>> START DATA SUPPLIED

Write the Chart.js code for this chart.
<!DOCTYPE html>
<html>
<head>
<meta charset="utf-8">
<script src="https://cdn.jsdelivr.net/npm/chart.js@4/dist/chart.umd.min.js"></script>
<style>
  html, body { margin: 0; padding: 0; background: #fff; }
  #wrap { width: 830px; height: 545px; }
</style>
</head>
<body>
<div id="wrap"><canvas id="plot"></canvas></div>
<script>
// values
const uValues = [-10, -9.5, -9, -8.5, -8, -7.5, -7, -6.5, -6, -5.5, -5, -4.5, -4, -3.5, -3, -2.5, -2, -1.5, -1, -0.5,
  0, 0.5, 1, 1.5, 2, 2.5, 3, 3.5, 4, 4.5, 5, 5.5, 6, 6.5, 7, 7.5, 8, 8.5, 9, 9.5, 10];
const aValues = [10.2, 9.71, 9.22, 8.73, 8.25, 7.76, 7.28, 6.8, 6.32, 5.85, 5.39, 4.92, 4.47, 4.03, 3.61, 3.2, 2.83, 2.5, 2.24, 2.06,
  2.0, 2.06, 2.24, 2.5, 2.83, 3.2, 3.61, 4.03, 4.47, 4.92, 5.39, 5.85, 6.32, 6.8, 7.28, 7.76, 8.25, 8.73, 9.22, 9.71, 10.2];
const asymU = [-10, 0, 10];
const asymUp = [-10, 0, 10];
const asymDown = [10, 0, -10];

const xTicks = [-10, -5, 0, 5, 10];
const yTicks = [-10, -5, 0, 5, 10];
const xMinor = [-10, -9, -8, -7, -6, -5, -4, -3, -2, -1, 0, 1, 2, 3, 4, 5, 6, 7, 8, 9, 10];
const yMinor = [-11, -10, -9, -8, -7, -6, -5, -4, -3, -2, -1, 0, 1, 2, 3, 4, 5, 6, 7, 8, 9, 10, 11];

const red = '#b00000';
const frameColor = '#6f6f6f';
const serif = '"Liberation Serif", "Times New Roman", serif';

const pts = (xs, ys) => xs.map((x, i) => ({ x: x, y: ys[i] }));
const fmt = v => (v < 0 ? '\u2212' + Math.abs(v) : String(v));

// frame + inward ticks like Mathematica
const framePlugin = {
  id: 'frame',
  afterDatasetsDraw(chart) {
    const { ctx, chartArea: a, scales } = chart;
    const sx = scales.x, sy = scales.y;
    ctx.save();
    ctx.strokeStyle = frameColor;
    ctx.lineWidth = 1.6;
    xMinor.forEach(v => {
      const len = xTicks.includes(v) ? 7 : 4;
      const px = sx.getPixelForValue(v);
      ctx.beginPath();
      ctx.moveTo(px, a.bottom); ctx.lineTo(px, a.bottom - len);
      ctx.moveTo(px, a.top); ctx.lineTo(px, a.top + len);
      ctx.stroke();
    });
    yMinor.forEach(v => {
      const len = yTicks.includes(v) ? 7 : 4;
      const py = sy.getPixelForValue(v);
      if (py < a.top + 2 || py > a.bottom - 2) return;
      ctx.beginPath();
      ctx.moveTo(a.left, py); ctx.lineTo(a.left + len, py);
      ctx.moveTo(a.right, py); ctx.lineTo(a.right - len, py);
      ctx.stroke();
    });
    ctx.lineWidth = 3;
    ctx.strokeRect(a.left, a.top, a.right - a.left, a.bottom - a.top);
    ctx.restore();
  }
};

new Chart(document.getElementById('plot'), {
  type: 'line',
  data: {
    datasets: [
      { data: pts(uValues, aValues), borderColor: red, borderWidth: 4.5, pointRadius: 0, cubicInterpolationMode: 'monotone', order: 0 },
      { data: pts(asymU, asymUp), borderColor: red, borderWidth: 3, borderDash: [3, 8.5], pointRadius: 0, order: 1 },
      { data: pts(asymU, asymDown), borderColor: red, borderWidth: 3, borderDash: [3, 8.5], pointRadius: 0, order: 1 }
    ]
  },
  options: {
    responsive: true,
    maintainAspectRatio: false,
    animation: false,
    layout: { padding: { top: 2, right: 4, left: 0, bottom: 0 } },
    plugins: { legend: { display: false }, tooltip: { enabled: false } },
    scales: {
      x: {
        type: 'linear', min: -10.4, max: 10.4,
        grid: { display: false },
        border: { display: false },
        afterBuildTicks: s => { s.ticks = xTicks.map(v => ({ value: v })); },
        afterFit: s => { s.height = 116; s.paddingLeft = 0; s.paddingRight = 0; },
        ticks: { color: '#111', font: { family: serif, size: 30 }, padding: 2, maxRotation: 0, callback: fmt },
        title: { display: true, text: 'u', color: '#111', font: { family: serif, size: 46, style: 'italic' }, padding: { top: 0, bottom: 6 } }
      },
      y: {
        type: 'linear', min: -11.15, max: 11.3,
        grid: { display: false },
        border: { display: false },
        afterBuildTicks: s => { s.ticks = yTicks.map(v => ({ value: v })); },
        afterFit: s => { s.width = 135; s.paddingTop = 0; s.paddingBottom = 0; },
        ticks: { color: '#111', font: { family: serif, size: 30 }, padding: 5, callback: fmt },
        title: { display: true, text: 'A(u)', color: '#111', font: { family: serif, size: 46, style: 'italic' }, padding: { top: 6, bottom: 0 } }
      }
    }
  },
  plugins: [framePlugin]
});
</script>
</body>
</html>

>> END DATA SUPPLIED
>> START DATA SUPPLIED

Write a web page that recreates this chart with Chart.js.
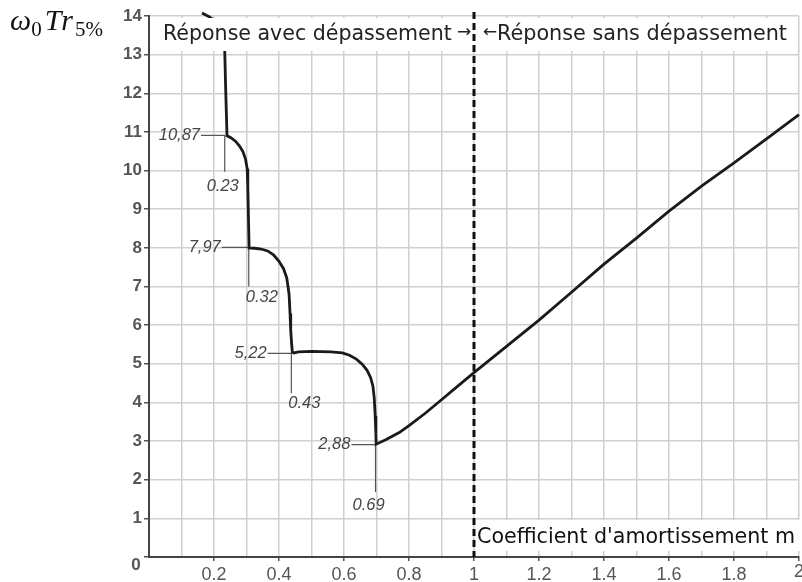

>> END DATA SUPPLIED

INSTRUCTIONS TO FOLLOW —
Using the records above, pull out each line where the word "this" occurs.

CORRECT OUTPUT —
Write the Chart.js code for this chart.
Write a web page that recreates this chart with Chart.js.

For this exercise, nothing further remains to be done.